Now a negative campaign has been launched with a website (http://www.countytaxpayers.com) which is very much against the Heartland elevator. It contains misinformation and articles from all over the USA about train derailments and “bad neighbor grain elevators.” The implication is that if Heartland is allowed to proceed, one of these tragedies will happen in Fairfield.
There is also mention of “rapid deterioration of county and city roads” and “Congesting traffic with their 200 semi-trucks per day in and around Fairfield.” These are not facts, just more misleading information.
One article on that website, titled “Heartland Co-op, End of Act 1” contains the following paragraph:
“Is it possible to create a green, progressive community in the middle of an increasingly industrial Agland state? Jefferson County’s population has changed over the last 40 years, and out of 16,000 residents, about 850 are farmers. Everyone wants a strong, vibrant Fairfield community and a healthy environment for the family and children’s children.
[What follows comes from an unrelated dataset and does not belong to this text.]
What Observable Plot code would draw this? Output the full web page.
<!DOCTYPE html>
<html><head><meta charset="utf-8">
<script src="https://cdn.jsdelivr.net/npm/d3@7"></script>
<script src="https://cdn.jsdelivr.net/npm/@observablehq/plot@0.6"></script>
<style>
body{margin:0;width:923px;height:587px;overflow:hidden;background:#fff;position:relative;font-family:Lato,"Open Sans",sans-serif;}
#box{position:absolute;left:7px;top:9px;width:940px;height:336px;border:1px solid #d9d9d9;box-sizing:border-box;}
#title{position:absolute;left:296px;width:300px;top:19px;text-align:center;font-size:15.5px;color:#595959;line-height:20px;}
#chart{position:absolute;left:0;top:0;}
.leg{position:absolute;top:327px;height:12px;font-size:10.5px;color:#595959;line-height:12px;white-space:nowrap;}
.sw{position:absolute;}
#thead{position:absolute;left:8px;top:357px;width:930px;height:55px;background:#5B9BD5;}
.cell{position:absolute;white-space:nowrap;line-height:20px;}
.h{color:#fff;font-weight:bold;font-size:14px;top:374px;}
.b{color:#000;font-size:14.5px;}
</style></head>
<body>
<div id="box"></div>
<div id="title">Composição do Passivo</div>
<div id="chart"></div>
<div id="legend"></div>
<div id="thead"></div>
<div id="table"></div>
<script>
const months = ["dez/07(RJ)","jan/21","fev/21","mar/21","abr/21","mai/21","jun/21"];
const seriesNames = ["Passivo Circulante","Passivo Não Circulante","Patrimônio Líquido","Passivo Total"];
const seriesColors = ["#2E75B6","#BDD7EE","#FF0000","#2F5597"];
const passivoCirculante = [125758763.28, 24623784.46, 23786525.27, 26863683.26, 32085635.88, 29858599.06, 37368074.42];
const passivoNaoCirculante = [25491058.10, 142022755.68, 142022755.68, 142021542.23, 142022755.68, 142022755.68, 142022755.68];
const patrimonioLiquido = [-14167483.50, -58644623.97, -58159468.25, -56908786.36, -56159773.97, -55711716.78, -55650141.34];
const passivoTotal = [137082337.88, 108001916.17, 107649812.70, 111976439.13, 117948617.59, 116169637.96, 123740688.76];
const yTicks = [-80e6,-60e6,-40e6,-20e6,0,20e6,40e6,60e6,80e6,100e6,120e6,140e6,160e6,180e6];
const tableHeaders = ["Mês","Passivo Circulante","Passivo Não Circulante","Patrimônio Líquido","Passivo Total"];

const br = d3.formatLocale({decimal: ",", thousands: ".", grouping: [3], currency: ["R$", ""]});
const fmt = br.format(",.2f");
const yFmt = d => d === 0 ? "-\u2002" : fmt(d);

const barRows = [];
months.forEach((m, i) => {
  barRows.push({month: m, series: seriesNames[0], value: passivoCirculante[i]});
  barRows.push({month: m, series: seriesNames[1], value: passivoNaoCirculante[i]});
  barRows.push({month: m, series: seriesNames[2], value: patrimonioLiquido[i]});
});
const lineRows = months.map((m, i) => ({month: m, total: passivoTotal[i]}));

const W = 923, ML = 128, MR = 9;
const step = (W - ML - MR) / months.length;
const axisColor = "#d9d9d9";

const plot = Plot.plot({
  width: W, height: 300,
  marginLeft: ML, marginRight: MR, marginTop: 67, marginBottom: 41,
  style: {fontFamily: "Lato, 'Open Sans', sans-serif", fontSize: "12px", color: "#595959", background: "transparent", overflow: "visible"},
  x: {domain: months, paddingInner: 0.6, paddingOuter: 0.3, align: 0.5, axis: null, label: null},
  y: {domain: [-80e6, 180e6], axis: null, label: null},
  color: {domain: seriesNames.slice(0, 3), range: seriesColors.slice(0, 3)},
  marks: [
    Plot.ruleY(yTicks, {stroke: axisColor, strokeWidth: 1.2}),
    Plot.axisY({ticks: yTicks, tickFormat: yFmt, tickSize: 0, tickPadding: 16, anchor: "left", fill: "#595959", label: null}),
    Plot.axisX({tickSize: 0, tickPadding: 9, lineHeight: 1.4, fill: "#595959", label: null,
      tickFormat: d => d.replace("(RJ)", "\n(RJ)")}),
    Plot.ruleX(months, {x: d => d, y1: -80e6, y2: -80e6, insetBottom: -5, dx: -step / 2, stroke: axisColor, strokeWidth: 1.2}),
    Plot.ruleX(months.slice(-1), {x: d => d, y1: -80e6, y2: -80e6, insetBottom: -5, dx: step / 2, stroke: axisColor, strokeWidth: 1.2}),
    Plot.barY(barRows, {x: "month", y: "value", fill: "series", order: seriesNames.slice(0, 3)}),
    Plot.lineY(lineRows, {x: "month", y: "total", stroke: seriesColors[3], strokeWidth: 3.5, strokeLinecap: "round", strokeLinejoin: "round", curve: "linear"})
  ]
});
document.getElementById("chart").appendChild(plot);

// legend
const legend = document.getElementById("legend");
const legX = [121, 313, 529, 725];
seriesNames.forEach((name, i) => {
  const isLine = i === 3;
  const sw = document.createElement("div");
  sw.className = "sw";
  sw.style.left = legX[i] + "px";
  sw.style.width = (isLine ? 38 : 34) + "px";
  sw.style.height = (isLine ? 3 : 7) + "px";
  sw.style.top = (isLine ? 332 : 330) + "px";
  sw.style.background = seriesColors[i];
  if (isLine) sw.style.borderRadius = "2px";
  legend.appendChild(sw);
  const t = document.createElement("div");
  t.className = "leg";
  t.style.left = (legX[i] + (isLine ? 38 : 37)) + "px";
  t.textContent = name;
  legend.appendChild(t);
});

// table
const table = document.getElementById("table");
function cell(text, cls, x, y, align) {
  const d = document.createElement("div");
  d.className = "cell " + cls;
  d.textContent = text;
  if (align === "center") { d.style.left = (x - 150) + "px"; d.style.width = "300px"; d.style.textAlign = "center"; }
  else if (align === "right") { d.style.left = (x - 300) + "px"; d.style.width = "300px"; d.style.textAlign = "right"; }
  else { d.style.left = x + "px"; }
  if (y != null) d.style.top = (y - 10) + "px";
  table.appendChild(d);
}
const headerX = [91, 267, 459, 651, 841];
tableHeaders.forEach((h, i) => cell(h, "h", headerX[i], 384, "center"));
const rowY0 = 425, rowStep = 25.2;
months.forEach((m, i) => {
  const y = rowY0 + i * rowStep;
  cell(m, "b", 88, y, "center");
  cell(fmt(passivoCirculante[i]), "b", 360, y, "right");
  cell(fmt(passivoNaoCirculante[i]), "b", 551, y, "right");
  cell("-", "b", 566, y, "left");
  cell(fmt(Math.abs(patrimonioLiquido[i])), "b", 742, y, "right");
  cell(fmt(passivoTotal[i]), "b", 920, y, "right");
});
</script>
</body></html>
As we reach out, we may just find that with education, the differences are not as great as they seem.”
This is called “reaching out”? Rather, there are ‘only 850 farmers’ and why should their livlihood matter when there are 15,150 residents whose desire for a “green, progressive” community should take precedence? Your website doesn’t represent them. Instead, it widens the gulf dividing the community.